- From: Yoav Nir <ynir@checkpoint.com>
- Date: Sun, 10 Jun 2012 09:53:16 +0300
- To: "'Martin Thomson'" <martin.thomson@gmail.com>, Tim Bray <tbray@textuality.com>
- CC: "ietf-http-wg@w3.org" <ietf-http-wg@w3.org>
The value of status codes is in aiding trouble-shooting. So using a different code for when a MitM has made the decision, as opposed to when the server has made the decision seems appropriate. If you get a 403, you clear cookies, try again, and send an email to thepiratebay. If you got a number that shows a policy decision by the government (probably enforced by the ISP), you send an email to your congressman/MP/vote for someone else.
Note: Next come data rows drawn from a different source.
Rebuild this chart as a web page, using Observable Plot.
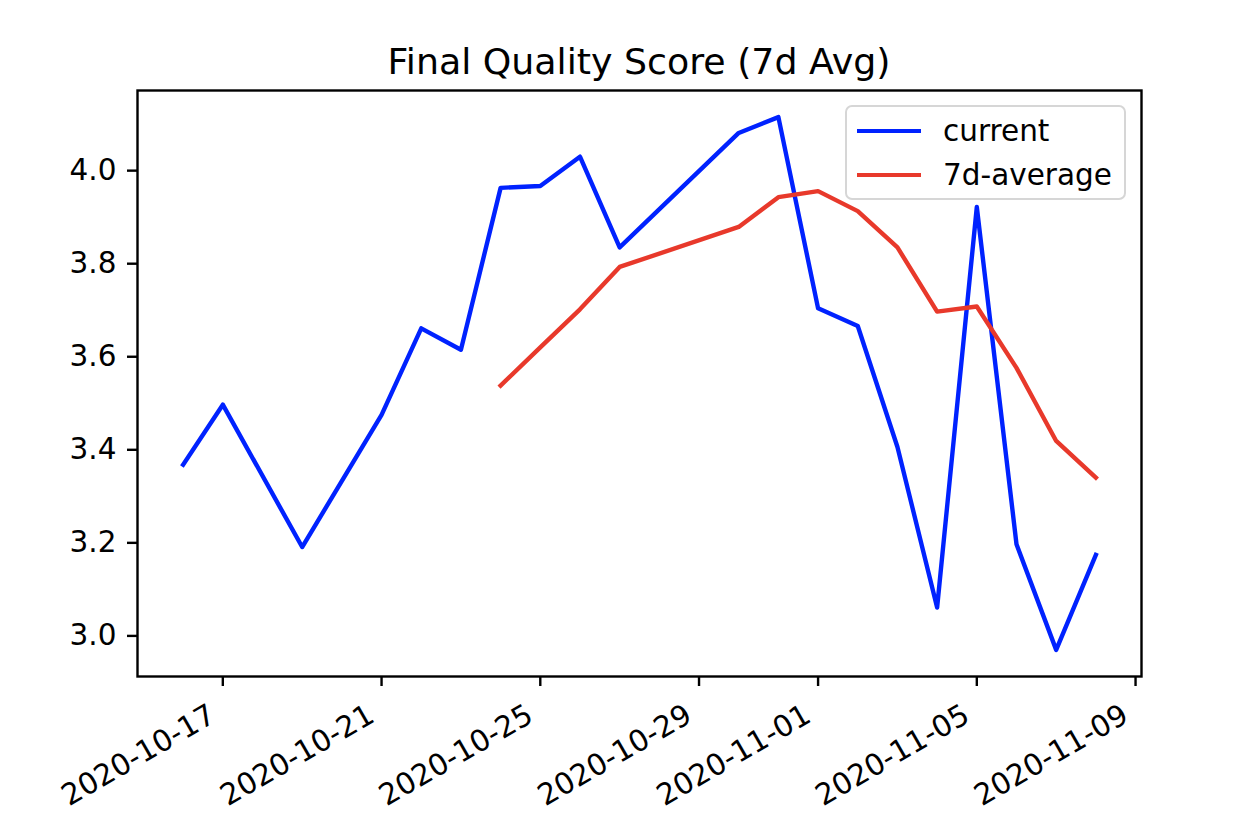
<!DOCTYPE html>
<html>
<head>
<meta charset="utf-8">
<script src="https://cdn.jsdelivr.net/npm/d3@7"></script>
<script src="https://cdn.jsdelivr.net/npm/@observablehq/plot@0.6"></script>
<style>
  html, body { margin: 0; padding: 0; background: white; }
  #wrap { position: relative; width: 1236px; height: 828px; font-family: "DejaVu Sans", sans-serif; }
  #title { height: 88px; width: 1236px; padding-left: 137px; padding-right: 95px; box-sizing: border-box;
           text-align: center; font-size: 36.3px; line-height: 36.3px; color: black; }
  #title span { position: relative; top: 44px; }
  #legend { position: absolute; left: 845px; top: 105px; width: 281px; height: 95px; box-sizing: border-box;
            border: 2px solid #d6d6d6; border-radius: 7px; background: rgba(255,255,255,0.8); font-size: 29.5px; }
  .li { position: absolute; left: 0; height: 40px; width: 100%; }
  .li .sw { position: absolute; left: 10px; width: 64px; height: 4.4px; top: 18px; }
  .li .lb { position: absolute; left: 96px; top: 2px; line-height: 36px; color: black; white-space: nowrap; }
</style>
</head>
<body>
<div id="wrap">
  <div id="title"><span>Final Quality Score (7d Avg)</span></div>
  <div id="chart"></div>
  <div id="legend"></div>
</div>
<script>
// ---- data ----
const dates = ["2020-10-16","2020-10-17","2020-10-19","2020-10-21","2020-10-22","2020-10-23",
               "2020-10-24","2020-10-25","2020-10-26","2020-10-27","2020-10-30","2020-10-31",
               "2020-11-01","2020-11-02","2020-11-03","2020-11-04","2020-11-05","2020-11-06",
               "2020-11-07","2020-11-08"];
const current = [3.368, 3.497, 3.191, 3.475, 3.661, 3.615,
                 3.963, 3.967, 4.030, 3.835, 4.081, 4.115,
                 3.704, 3.666, 3.406, 3.061, 3.922, 3.197,
                 2.970, 3.174];
const avg7 = [null, null, null, null, null, null,
              3.538, 3.620, 3.702, 3.793, 3.879, 3.943,
              3.956, 3.913, 3.835, 3.697, 3.708, 3.576,
              3.419, 3.340];
const seriesNames = ["current", "7d-average"];
const seriesColors = ["#0022ff", "#e8392b"];
const xTickLabels = ["2020-10-17","2020-10-21","2020-10-25","2020-10-29","2020-11-01","2020-11-05","2020-11-09"];
const yTickValues = [3.0, 3.2, 3.4, 3.6, 3.8, 4.0];

// ---- build table ----
const parse = d3.utcParse("%Y-%m-%d");
const rows = dates.map((d, i) => ({date: parse(d), current: current[i], avg: avg7[i]}));
const avgRows = rows.filter(r => r.avg != null);
const xTicks = xTickLabels.map(parse);

// matplotlib-like 5% margins
const xExt = d3.extent(rows, r => r.date);
const xPad = (xExt[1] - xExt[0]) * 0.05;
const yAll = rows.flatMap(r => r.avg != null ? [r.current, r.avg] : [r.current]);
const yExt = d3.extent(yAll);
const yPad = (yExt[1] - yExt[0]) * 0.05;

const chart = Plot.plot({
  width: 1236,
  height: 740,
  marginLeft: 137,
  marginRight: 95,
  marginTop: 2,
  marginBottom: 152,
  style: {fontFamily: "DejaVu Sans", fontSize: "29.5px", color: "black", background: "white", overflow: "visible"},
  x: {type: "utc", domain: [new Date(+xExt[0] - xPad), new Date(+xExt[1] + xPad)]},
  y: {domain: [yExt[0] - yPad, yExt[1] + yPad]},
  marks: [
    Plot.lineY(rows, {x: "date", y: "current", stroke: seriesColors[0], strokeWidth: 4.4,
                      strokeLinejoin: "round", strokeLinecap: "square"}),
    Plot.lineY(avgRows, {x: "date", y: "avg", stroke: seriesColors[1], strokeWidth: 4.4,
                      strokeLinejoin: "round", strokeLinecap: "square"}),
    Plot.frame({stroke: "black", strokeWidth: 2.4}),
    Plot.axisY({ticks: yTickValues, tickFormat: d3.format(".1f"), tickSize: 10, tickPadding: 11,
                strokeWidth: 2.4, label: null, fontSize: 29.5}),
    // tick marks
    Plot.axisX({ticks: xTicks, tickFormat: () => "", tickSize: 10, strokeWidth: 2.4, label: null}),
    // rotated labels
    Plot.axisX({ticks: xTicks, tickFormat: d3.utcFormat("%Y-%m-%d"), tickSize: 0,
                tickPadding: 36, tickRotate: -30, label: null, fontSize: 29.5, dx: -10})
  ]
});
document.getElementById("chart").appendChild(chart);

// legend
const lg = document.getElementById("legend");
seriesNames.forEach((n, i) => {
  const it = document.createElement("div");
  it.className = "li";
  it.style.top = (4 + i * 44) + "px";
  const sw = document.createElement("div");
  sw.className = "sw";
  sw.style.background = seriesColors[i];
  const lb = document.createElement("div");
  lb.className = "lb";
  lb.textContent = n;
  it.appendChild(sw); it.appendChild(lb);
  lg.appendChild(it);
});
</script>
</body>
</html>
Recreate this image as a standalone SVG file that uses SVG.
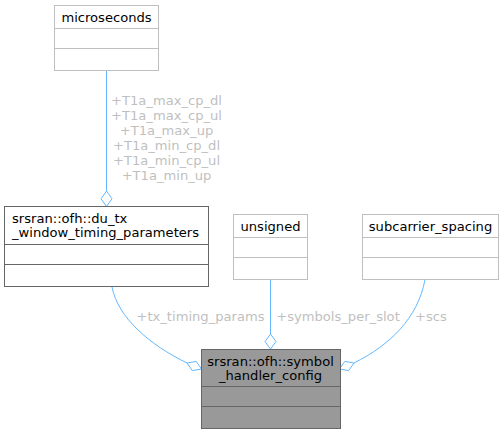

Maybe we need several codes, for government mandate, decision by ISP, decision by your employer (implemented on a perimeter firewall), and for a policy you've asked for (like netnanny) -----Original Message----- From: Martin Thomson [mailto:martin.thomson@gmail.com] Sent: 10 June 2012 08:39 To: Tim Bray Cc: ietf-http-wg@w3.org Subject: Re: Status code for censorship? On 9 June 2012 22:05, Tim Bray <tbray@textuality.com> wrote: > The thinking about returning 403 when you're forbidden to follow a > link seems sound to me. This idea is superficially appealing; is it > deeply broken in some way that's not obvious? -Tim The temptation to suggest 418 is strong, but 403 is essentially correct. The entity making the authorization decision might not be the usual or expected one, but that is the decision they are making. --Martin p.s. It is less about following the link than it is about interacting with the resource identified by that link.